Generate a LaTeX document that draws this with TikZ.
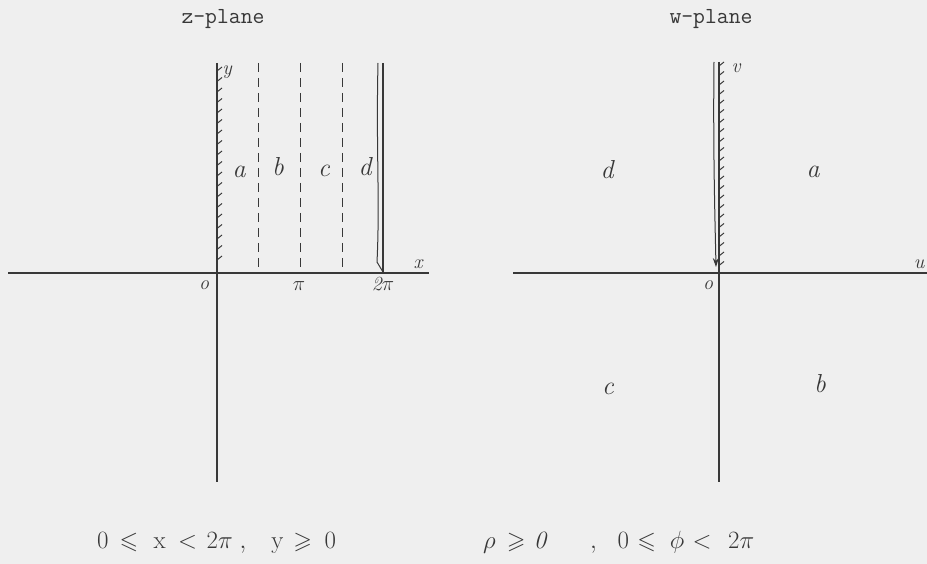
\documentclass[tikz,border=0pt]{standalone}
\usepackage{amssymb}
\usetikzlibrary{arrows.meta}
\definecolor{bg}{HTML}{EFEFEF}
\definecolor{ink}{HTML}{383838}
\begin{document}
\begin{tikzpicture}[x=1pt,y=-1pt,
  axis/.style={draw=ink,line width=1.3pt},
  divline/.style={draw=ink,line width=1pt,dash pattern=on 9pt off 6pt},
  hatch/.style={draw=ink,line width=1pt},
  title/.style={font=\ttfamily\fontsize{23}{26}\selectfont,text=ink,inner sep=0pt},
  hand/.style={font=\itshape\fontsize{26}{30}\selectfont,text=ink,inner sep=0pt},
  small/.style={font=\itshape\fontsize{20}{24}\selectfont,text=ink,inner sep=0pt},
  formula/.style={font=\fontsize{24}{28}\selectfont,text=ink,inner sep=0pt}]
\fill[bg] (0,0) rectangle (927,564);
\useasboundingbox (0,0) rectangle (927,564);
% ---------- z-plane ----------
\node[title] (zt) at (223,19) {z-plane};
\coordinate (zxl) at (8,273);
\coordinate (zxr) at (429,273);
\coordinate (zyt) at (217,63);
\coordinate (zyb) at (217,482);
\draw[axis] (zxl) -- (zxr);
\draw[axis] (zyt) -- (zyb);
\foreach \yy in {71,81.5,...,270}{\draw[hatch] (217,\yy) -- (222,\yy-4);}
\foreach \xx/\nm in {258/d1,300/d2,342/d3}{
  \coordinate (\nm t) at (\xx,63);
  \coordinate (\nm b) at (\xx,272);
  \draw[divline] (\nm t) -- (\nm b);
}
\coordinate (z2t) at (383,63);
\coordinate (z2b) at (383,272);
\draw[axis] (z2t) -- (z2b);
\draw[draw=ink,line width=1pt] (378,63) .. controls (376,150) and (380,200) .. (377,262) -- (383,272);
\node[hand] (za) at (239,172) {a};
\node[hand] (zb) at (278,167) {b};
\node[hand] (zc) at (324,171) {c};
\node[hand] (zd) at (365,167) {d};
\node[small] (zy) at (227,72) {y};
\node[small] (zx) at (418,264) {x};
\node[small] (zo) at (204,285) {o};
\node[small] (zpi) at (299,286) {$\pi$};
\node[small] (z2pi) at (383,284) {2$\pi$};
% ---------- w-plane ----------
\node[title] (wt) at (711,19) {w-plane};
\coordinate (wxl) at (513,273);
\coordinate (wxr) at (927,273);
\coordinate (wyt) at (719,62);
\coordinate (wyb) at (719,482);
\draw[axis] (wxl) -- (wxr);
\draw[axis] (wyt) -- (wyb);
\foreach \yy in {66,75.5,...,268}{\draw[hatch] (719,\yy) -- (724,\yy-4);}
\coordinate (wat) at (714,62);
\coordinate (wab) at (716,267);
\draw[draw=ink,line width=1pt,-{Stealth[length=9pt,width=6pt]}] (wat) .. controls (713,150) and (715,220) .. (wab);
\node[small] (wv) at (736,68) {v};
\node[small] (wu) at (919,264) {u};
\node[small] (wo) at (708,285) {o};
\node[hand] (wd) at (607,170) {d};
\node[hand] (wa) at (813,172) {a};
\node[hand] (wc) at (608,389) {c};
\node[hand] (wb) at (820,384) {b};
% ---------- formulas ----------
\node[formula,anchor=base west] (fz) at (97,548)
  {$0\mkern8mu{\leqslant}\mkern11mu\mathrm{x}\mkern9mu{<}\mkern7mu2\pi\mkern5mu,\mkern15mu\mathrm{y}\mkern7mu{\geqslant}\mkern9mu0$};
\node[formula,anchor=base west] (fr) at (483,548) {$\rho\mkern8mu{\geqslant}\mkern6mu\mathit{0}$};
\node[formula,anchor=base west] (fp) at (590,548) {$,\mkern12mu0\mkern6mu{\leqslant}\mkern10mu\phi\mkern6mu{<}\mkern12mu2\pi$};
\end{tikzpicture}
\end{document}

──────────────────────────────

→ WRITTEN EXERCISE
Give every line back word for word and leave the pictures out.

→ FINAL RESULT
Generate a LaTeX document that draws this with TikZ.
\documentclass[tikz,border=0pt]{standalone}
\usepackage{amssymb}
\usetikzlibrary{arrows.meta}
\definecolor{bg}{HTML}{EFEFEF}
\definecolor{ink}{HTML}{383838}
\begin{document}
\begin{tikzpicture}[x=1pt,y=-1pt,
  axis/.style={draw=ink,line width=1.3pt},
  divline/.style={draw=ink,line width=1pt,dash pattern=on 9pt off 6pt},
  hatch/.style={draw=ink,line width=1pt},
  title/.style={font=\ttfamily\fontsize{23}{26}\selectfont,text=ink,inner sep=0pt},
  hand/.style={font=\itshape\fontsize{26}{30}\selectfont,text=ink,inner sep=0pt},
  small/.style={font=\itshape\fontsize{20}{24}\selectfont,text=ink,inner sep=0pt},
  formula/.style={font=\fontsize{24}{28}\selectfont,text=ink,inner sep=0pt}]
\fill[bg] (0,0) rectangle (927,564);
\useasboundingbox (0,0) rectangle (927,564);
% ---------- z-plane ----------
\node[title] (zt) at (223,19) {z-plane};
\coordinate (zxl) at (8,273);
\coordinate (zxr) at (429,273);
\coordinate (zyt) at (217,63);
\coordinate (zyb) at (217,482);
\draw[axis] (zxl) -- (zxr);
\draw[axis] (zyt) -- (zyb);
\foreach \yy in {71,81.5,...,270}{\draw[hatch] (217,\yy) -- (222,\yy-4);}
\foreach \xx/\nm in {258/d1,300/d2,342/d3}{
  \coordinate (\nm t) at (\xx,63);
  \coordinate (\nm b) at (\xx,272);
  \draw[divline] (\nm t) -- (\nm b);
}
\coordinate (z2t) at (383,63);
\coordinate (z2b) at (383,272);
\draw[axis] (z2t) -- (z2b);
\draw[draw=ink,line width=1pt] (378,63) .. controls (376,150) and (380,200) .. (377,262) -- (383,272);
\node[hand] (za) at (239,172) {a};
\node[hand] (zb) at (278,167) {b};
\node[hand] (zc) at (324,171) {c};
\node[hand] (zd) at (365,167) {d};
\node[small] (zy) at (227,72) {y};
\node[small] (zx) at (418,264) {x};
\node[small] (zo) at (204,285) {o};
\node[small] (zpi) at (299,286) {$\pi$};
\node[small] (z2pi) at (383,284) {2$\pi$};
% ---------- w-plane ----------
\node[title] (wt) at (711,19) {w-plane};
\coordinate (wxl) at (513,273);
\coordinate (wxr) at (927,273);
\coordinate (wyt) at (719,62);
\coordinate (wyb) at (719,482);
\draw[axis] (wxl) -- (wxr);
\draw[axis] (wyt) -- (wyb);
\foreach \yy in {66,75.5,...,268}{\draw[hatch] (719,\yy) -- (724,\yy-4);}
\coordinate (wat) at (714,62);
\coordinate (wab) at (716,267);
\draw[draw=ink,line width=1pt,-{Stealth[length=9pt,width=6pt]}] (wat) .. controls (713,150) and (715,220) .. (wab);
\node[small] (wv) at (736,68) {v};
\node[small] (wu) at (919,264) {u};
\node[small] (wo) at (708,285) {o};
\node[hand] (wd) at (607,170) {d};
\node[hand] (wa) at (813,172) {a};
\node[hand] (wc) at (608,389) {c};
\node[hand] (wb) at (820,384) {b};
% ---------- formulas ----------
\node[formula,anchor=base west] (fz) at (97,548)
  {$0\mkern8mu{\leqslant}\mkern11mu\mathrm{x}\mkern9mu{<}\mkern7mu2\pi\mkern5mu,\mkern15mu\mathrm{y}\mkern7mu{\geqslant}\mkern9mu0$};
\node[formula,anchor=base west] (fr) at (483,548) {$\rho\mkern8mu{\geqslant}\mkern6mu\mathit{0}$};
\node[formula,anchor=base west] (fp) at (590,548) {$,\mkern12mu0\mkern6mu{\leqslant}\mkern10mu\phi\mkern6mu{<}\mkern12mu2\pi$};
\end{tikzpicture}
\end{document}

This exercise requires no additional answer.